## Work instructions
Transcribe every line exactly. Leave the pictures behind.

## Data excerpt
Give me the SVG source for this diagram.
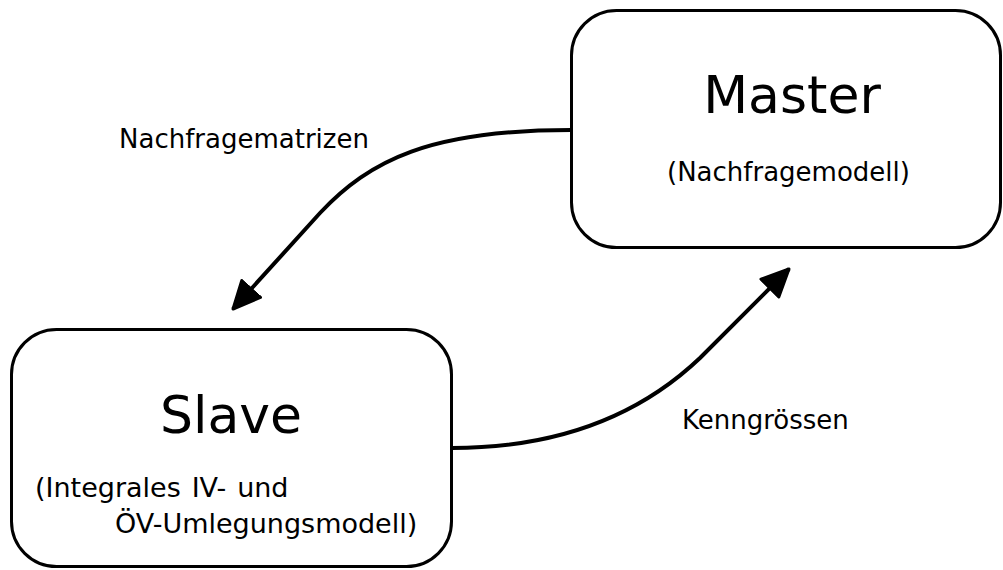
<svg xmlns="http://www.w3.org/2000/svg" width="1003" height="570" viewBox="0 0 1003 570">
<style>
.box{fill:#fff;stroke:#000;stroke-width:3}
.title{font-family:"DejaVu Sans",sans-serif;font-size:52px;fill:#000;text-anchor:middle}
.sub{font-family:"DejaVu Sans",sans-serif;font-size:26px;fill:#000}
.sub2{font-family:"DejaVu Sans",sans-serif;font-size:27px;fill:#000}
.lbl{font-family:"DejaVu Sans",sans-serif;font-size:26px;fill:#000}
.edge{fill:none;stroke:#000;stroke-width:4}
</style>
<defs>
<marker id="arr" viewBox="0 0 10 10" refX="9.5" refY="5" markerWidth="7.5" markerHeight="7.5" orient="auto" markerUnits="strokeWidth">
<path d="M0.5,0.8 L9.5,5 L0.5,9.2 Z" fill="#000" stroke="#000" stroke-width="1" stroke-linejoin="round"/>
</marker>
</defs>
<rect width="1003" height="570" fill="#fff"/>
<g id="edges">
<path class="edge" d="M571,130 C430,130 370,160 320,213 L233,309" marker-end="url(#arr)"/>
<path class="edge" d="M452,448 C560,448 640,415 700,358 L789,269" marker-end="url(#arr)"/>
<text class="lbl" x="119" y="148">Nachfragematrizen</text>
<text class="lbl" x="682" y="429">Kenngrössen</text>
</g>
<g id="master">
<rect class="box" x="571.5" y="10.5" width="429" height="237" rx="45"/>
<text class="title" x="792" y="113">Master</text>
<text class="sub" x="667" y="181">(Nachfragemodell)</text>
</g>
<g id="slave">
<rect class="box" x="11.5" y="329.5" width="440" height="237" rx="45"/>
<text class="title" x="231" y="433">Slave</text>
<text class="sub2" x="35" y="497" word-spacing="2.3">(Integrales IV- und</text>
<text class="sub2" x="115" y="533">ÖV-Umlegungsmodell)</text>
</g>
</svg>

## Answer to the exercise
Give me the SVG source for this diagram.
<svg xmlns="http://www.w3.org/2000/svg" width="1003" height="570" viewBox="0 0 1003 570">
<style>
.box{fill:#fff;stroke:#000;stroke-width:3}
.title{font-family:"DejaVu Sans",sans-serif;font-size:52px;fill:#000;text-anchor:middle}
.sub{font-family:"DejaVu Sans",sans-serif;font-size:26px;fill:#000}
.sub2{font-family:"DejaVu Sans",sans-serif;font-size:27px;fill:#000}
.lbl{font-family:"DejaVu Sans",sans-serif;font-size:26px;fill:#000}
.edge{fill:none;stroke:#000;stroke-width:4}
</style>
<defs>
<marker id="arr" viewBox="0 0 10 10" refX="9.5" refY="5" markerWidth="7.5" markerHeight="7.5" orient="auto" markerUnits="strokeWidth">
<path d="M0.5,0.8 L9.5,5 L0.5,9.2 Z" fill="#000" stroke="#000" stroke-width="1" stroke-linejoin="round"/>
</marker>
</defs>
<rect width="1003" height="570" fill="#fff"/>
<g id="edges">
<path class="edge" d="M571,130 C430,130 370,160 320,213 L233,309" marker-end="url(#arr)"/>
<path class="edge" d="M452,448 C560,448 640,415 700,358 L789,269" marker-end="url(#arr)"/>
<text class="lbl" x="119" y="148">Nachfragematrizen</text>
<text class="lbl" x="682" y="429">Kenngrössen</text>
</g>
<g id="master">
<rect class="box" x="571.5" y="10.5" width="429" height="237" rx="45"/>
<text class="title" x="792" y="113">Master</text>
<text class="sub" x="667" y="181">(Nachfragemodell)</text>
</g>
<g id="slave">
<rect class="box" x="11.5" y="329.5" width="440" height="237" rx="45"/>
<text class="title" x="231" y="433">Slave</text>
<text class="sub2" x="35" y="497" word-spacing="2.3">(Integrales IV- und</text>
<text class="sub2" x="115" y="533">ÖV-Umlegungsmodell)</text>
</g>
</svg>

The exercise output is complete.